[Entries from a dataset]
..............................
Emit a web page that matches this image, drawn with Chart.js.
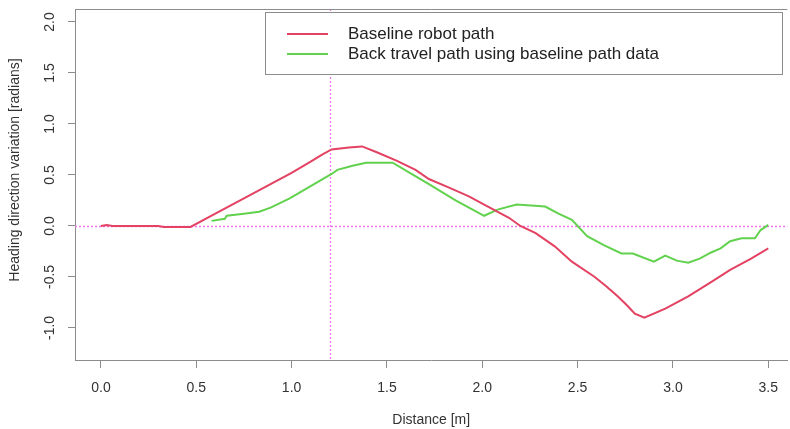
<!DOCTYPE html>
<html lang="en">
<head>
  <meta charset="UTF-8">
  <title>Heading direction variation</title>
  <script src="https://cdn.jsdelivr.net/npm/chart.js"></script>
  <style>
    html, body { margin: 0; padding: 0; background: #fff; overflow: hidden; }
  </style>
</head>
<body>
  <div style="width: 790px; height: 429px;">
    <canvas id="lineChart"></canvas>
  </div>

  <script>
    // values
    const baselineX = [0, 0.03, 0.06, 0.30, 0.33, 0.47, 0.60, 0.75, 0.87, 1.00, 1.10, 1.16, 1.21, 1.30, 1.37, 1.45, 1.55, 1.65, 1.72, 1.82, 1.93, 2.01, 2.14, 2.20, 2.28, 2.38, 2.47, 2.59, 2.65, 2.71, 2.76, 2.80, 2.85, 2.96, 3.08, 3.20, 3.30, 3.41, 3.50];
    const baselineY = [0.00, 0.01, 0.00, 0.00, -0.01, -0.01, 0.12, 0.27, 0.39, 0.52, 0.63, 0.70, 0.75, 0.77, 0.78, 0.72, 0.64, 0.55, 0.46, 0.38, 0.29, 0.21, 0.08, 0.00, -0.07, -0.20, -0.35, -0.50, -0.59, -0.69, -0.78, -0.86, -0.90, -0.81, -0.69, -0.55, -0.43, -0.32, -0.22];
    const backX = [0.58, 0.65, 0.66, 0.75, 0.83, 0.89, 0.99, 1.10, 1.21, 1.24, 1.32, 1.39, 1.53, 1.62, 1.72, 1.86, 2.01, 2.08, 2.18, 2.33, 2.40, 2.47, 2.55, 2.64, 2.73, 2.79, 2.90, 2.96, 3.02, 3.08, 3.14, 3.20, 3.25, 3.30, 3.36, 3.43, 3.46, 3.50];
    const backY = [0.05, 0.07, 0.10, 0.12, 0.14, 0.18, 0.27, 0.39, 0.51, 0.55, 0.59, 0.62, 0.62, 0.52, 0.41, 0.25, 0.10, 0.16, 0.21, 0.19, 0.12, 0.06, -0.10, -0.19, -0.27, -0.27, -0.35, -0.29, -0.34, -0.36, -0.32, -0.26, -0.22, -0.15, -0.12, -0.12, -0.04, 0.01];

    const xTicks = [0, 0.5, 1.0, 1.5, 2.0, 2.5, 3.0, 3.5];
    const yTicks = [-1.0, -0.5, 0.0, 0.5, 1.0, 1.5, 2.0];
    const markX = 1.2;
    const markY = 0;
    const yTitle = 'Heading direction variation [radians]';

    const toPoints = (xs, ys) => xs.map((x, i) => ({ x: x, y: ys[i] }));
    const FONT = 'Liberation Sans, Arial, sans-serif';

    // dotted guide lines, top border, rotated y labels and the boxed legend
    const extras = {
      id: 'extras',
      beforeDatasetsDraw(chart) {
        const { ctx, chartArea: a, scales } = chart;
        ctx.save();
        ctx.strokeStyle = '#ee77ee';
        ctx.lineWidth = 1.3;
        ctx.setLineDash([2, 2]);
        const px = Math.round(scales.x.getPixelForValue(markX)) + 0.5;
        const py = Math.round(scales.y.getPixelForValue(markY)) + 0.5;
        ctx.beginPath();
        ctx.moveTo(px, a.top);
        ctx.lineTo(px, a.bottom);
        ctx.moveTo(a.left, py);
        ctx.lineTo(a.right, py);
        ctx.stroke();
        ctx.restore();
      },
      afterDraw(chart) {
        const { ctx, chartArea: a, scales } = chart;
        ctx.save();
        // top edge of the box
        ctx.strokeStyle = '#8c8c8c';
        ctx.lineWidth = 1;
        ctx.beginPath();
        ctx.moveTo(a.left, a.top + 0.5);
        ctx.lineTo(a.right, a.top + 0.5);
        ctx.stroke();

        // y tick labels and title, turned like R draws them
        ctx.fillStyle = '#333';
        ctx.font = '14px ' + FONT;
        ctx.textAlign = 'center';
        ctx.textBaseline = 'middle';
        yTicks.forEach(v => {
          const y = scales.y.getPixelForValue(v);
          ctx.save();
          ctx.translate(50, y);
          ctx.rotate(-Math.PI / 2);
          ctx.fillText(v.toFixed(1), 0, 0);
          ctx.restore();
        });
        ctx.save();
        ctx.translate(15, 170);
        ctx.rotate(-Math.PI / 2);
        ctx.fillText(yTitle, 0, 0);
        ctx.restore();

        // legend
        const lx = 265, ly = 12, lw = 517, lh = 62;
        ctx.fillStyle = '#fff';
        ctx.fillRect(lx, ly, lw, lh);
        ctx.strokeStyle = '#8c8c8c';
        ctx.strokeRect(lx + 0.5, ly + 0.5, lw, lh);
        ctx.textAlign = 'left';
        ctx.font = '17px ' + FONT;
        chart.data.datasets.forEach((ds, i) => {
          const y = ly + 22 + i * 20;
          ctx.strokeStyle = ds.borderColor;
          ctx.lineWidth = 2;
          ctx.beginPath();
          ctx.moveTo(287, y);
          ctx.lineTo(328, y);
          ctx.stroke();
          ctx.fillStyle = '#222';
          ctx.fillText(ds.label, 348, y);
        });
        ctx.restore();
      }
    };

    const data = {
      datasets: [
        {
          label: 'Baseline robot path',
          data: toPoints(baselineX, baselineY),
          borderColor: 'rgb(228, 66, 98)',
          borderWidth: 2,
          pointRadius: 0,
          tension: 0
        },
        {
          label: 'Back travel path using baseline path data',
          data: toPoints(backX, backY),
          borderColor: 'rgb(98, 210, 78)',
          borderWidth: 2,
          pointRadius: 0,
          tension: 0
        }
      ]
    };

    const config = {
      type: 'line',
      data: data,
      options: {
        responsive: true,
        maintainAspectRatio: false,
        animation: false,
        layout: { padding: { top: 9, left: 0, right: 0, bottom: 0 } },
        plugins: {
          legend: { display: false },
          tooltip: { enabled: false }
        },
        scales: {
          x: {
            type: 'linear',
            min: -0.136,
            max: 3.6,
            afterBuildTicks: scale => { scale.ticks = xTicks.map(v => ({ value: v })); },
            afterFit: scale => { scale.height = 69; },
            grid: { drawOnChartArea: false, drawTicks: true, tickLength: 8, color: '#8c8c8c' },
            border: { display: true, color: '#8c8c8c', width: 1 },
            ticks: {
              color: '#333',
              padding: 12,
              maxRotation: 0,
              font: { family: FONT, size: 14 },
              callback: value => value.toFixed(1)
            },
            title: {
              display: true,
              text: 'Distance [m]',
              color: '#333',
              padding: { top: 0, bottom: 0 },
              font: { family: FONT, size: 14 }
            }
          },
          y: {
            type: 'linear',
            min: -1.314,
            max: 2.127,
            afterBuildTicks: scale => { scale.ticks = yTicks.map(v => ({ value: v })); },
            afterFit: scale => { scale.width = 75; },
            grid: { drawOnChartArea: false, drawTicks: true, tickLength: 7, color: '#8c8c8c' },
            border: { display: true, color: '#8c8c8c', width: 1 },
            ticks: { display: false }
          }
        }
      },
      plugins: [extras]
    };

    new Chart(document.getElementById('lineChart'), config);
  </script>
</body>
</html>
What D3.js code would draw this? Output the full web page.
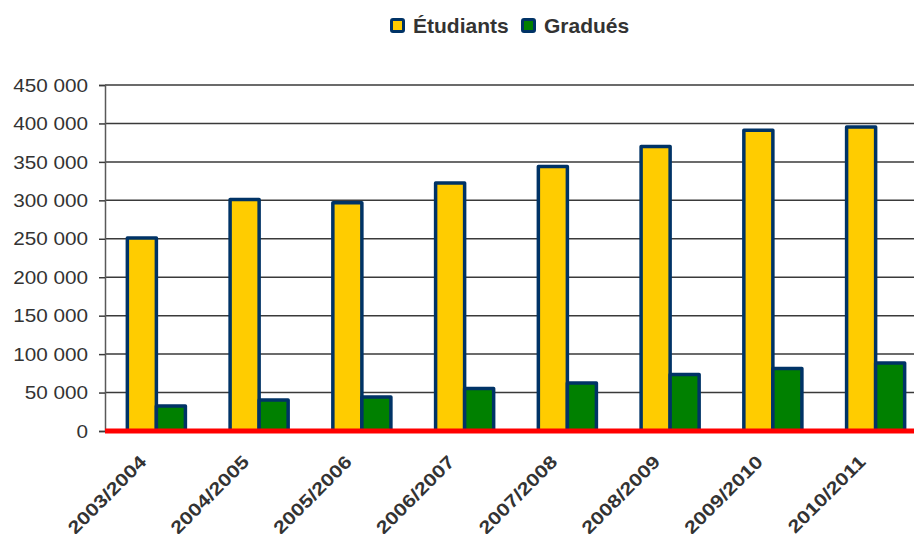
..............................
Write out the entries again, exactly as given, skipping any images.

(Response)
Emit a web page that matches this image, drawn with Chart.js.
<!DOCTYPE html>
<html lang="en">
<head>
  <meta charset="UTF-8">
  <title>Heading direction variation</title>
  <script src="https://cdn.jsdelivr.net/npm/chart.js"></script>
  <style>
    html, body { margin: 0; padding: 0; background: #fff; overflow: hidden; }
  </style>
</head>
<body>
  <div style="width: 790px; height: 429px;">
    <canvas id="lineChart"></canvas>
  </div>

  <script>
    // values
    const baselineX = [0, 0.03, 0.06, 0.30, 0.33, 0.47, 0.60, 0.75, 0.87, 1.00, 1.10, 1.16, 1.21, 1.30, 1.37, 1.45, 1.55, 1.65, 1.72, 1.82, 1.93, 2.01, 2.14, 2.20, 2.28, 2.38, 2.47, 2.59, 2.65, 2.71, 2.76, 2.80, 2.85, 2.96, 3.08, 3.20, 3.30, 3.41, 3.50];
    const baselineY = [0.00, 0.01, 0.00, 0.00, -0.01, -0.01, 0.12, 0.27, 0.39, 0.52, 0.63, 0.70, 0.75, 0.77, 0.78, 0.72, 0.64, 0.55, 0.46, 0.38, 0.29, 0.21, 0.08, 0.00, -0.07, -0.20, -0.35, -0.50, -0.59, -0.69, -0.78, -0.86, -0.90, -0.81, -0.69, -0.55, -0.43, -0.32, -0.22];
    const backX = [0.58, 0.65, 0.66, 0.75, 0.83, 0.89, 0.99, 1.10, 1.21, 1.24, 1.32, 1.39, 1.53, 1.62, 1.72, 1.86, 2.01, 2.08, 2.18, 2.33, 2.40, 2.47, 2.55, 2.64, 2.73, 2.79, 2.90, 2.96, 3.02, 3.08, 3.14, 3.20, 3.25, 3.30, 3.36, 3.43, 3.46, 3.50];
    const backY = [0.05, 0.07, 0.10, 0.12, 0.14, 0.18, 0.27, 0.39, 0.51, 0.55, 0.59, 0.62, 0.62, 0.52, 0.41, 0.25, 0.10, 0.16, 0.21, 0.19, 0.12, 0.06, -0.10, -0.19, -0.27, -0.27, -0.35, -0.29, -0.34, -0.36, -0.32, -0.26, -0.22, -0.15, -0.12, -0.12, -0.04, 0.01];

    const xTicks = [0, 0.5, 1.0, 1.5, 2.0, 2.5, 3.0, 3.5];
    const yTicks = [-1.0, -0.5, 0.0, 0.5, 1.0, 1.5, 2.0];
    const markX = 1.2;
    const markY = 0;
    const yTitle = 'Heading direction variation [radians]';

    const toPoints = (xs, ys) => xs.map((x, i) => ({ x: x, y: ys[i] }));
    const FONT = 'Liberation Sans, Arial, sans-serif';

    // dotted guide lines, top border, rotated y labels and the boxed legend
    const extras = {
      id: 'extras',
      beforeDatasetsDraw(chart) {
        const { ctx, chartArea: a, scales } = chart;
        ctx.save();
        ctx.strokeStyle = '#ee77ee';
        ctx.lineWidth = 1.3;
        ctx.setLineDash([2, 2]);
        const px = Math.round(scales.x.getPixelForValue(markX)) + 0.5;
        const py = Math.round(scales.y.getPixelForValue(markY)) + 0.5;
        ctx.beginPath();
        ctx.moveTo(px, a.top);
        ctx.lineTo(px, a.bottom);
        ctx.moveTo(a.left, py);
        ctx.lineTo(a.right, py);
        ctx.stroke();
        ctx.restore();
      },
      afterDraw(chart) {
        const { ctx, chartArea: a, scales } = chart;
        ctx.save();
        // top edge of the box
        ctx.strokeStyle = '#8c8c8c';
        ctx.lineWidth = 1;
        ctx.beginPath();
        ctx.moveTo(a.left, a.top + 0.5);
        ctx.lineTo(a.right, a.top + 0.5);
        ctx.stroke();

        // y tick labels and title, turned like R draws them
        ctx.fillStyle = '#333';
        ctx.font = '14px ' + FONT;
        ctx.textAlign = 'center';
        ctx.textBaseline = 'middle';
        yTicks.forEach(v => {
          const y = scales.y.getPixelForValue(v);
          ctx.save();
          ctx.translate(50, y);
          ctx.rotate(-Math.PI / 2);
          ctx.fillText(v.toFixed(1), 0, 0);
          ctx.restore();
        });
        ctx.save();
        ctx.translate(15, 170);
        ctx.rotate(-Math.PI / 2);
        ctx.fillText(yTitle, 0, 0);
        ctx.restore();

        // legend
        const lx = 265, ly = 12, lw = 517, lh = 62;
        ctx.fillStyle = '#fff';
        ctx.fillRect(lx, ly, lw, lh);
        ctx.strokeStyle = '#8c8c8c';
        ctx.strokeRect(lx + 0.5, ly + 0.5, lw, lh);
        ctx.textAlign = 'left';
        ctx.font = '17px ' + FONT;
        chart.data.datasets.forEach((ds, i) => {
          const y = ly + 22 + i * 20;
          ctx.strokeStyle = ds.borderColor;
          ctx.lineWidth = 2;
          ctx.beginPath();
          ctx.moveTo(287, y);
          ctx.lineTo(328, y);
          ctx.stroke();
          ctx.fillStyle = '#222';
          ctx.fillText(ds.label, 348, y);
        });
        ctx.restore();
      }
    };

    const data = {
      datasets: [
        {
          label: 'Baseline robot path',
          data: toPoints(baselineX, baselineY),
          borderColor: 'rgb(228, 66, 98)',
          borderWidth: 2,
          pointRadius: 0,
          tension: 0
        },
        {
          label: 'Back travel path using baseline path data',
          data: toPoints(backX, backY),
          borderColor: 'rgb(98, 210, 78)',
          borderWidth: 2,
          pointRadius: 0,
          tension: 0
        }
      ]
    };

    const config = {
      type: 'line',
      data: data,
      options: {
        responsive: true,
        maintainAspectRatio: false,
        animation: false,
        layout: { padding: { top: 9, left: 0, right: 0, bottom: 0 } },
        plugins: {
          legend: { display: false },
          tooltip: { enabled: false }
        },
        scales: {
          x: {
            type: 'linear',
            min: -0.136,
            max: 3.6,
            afterBuildTicks: scale => { scale.ticks = xTicks.map(v => ({ value: v })); },
            afterFit: scale => { scale.height = 69; },
            grid: { drawOnChartArea: false, drawTicks: true, tickLength: 8, color: '#8c8c8c' },
            border: { display: true, color: '#8c8c8c', width: 1 },
            ticks: {
              color: '#333',
              padding: 12,
              maxRotation: 0,
              font: { family: FONT, size: 14 },
              callback: value => value.toFixed(1)
            },
            title: {
              display: true,
              text: 'Distance [m]',
              color: '#333',
              padding: { top: 0, bottom: 0 },
              font: { family: FONT, size: 14 }
            }
          },
          y: {
            type: 'linear',
            min: -1.314,
            max: 2.127,
            afterBuildTicks: scale => { scale.ticks = yTicks.map(v => ({ value: v })); },
            afterFit: scale => { scale.width = 75; },
            grid: { drawOnChartArea: false, drawTicks: true, tickLength: 7, color: '#8c8c8c' },
            border: { display: true, color: '#8c8c8c', width: 1 },
            ticks: { display: false }
          }
        }
      },
      plugins: [extras]
    };

    new Chart(document.getElementById('lineChart'), config);
  </script>
</body>
</html>
What D3.js code would draw this? Output the full web page.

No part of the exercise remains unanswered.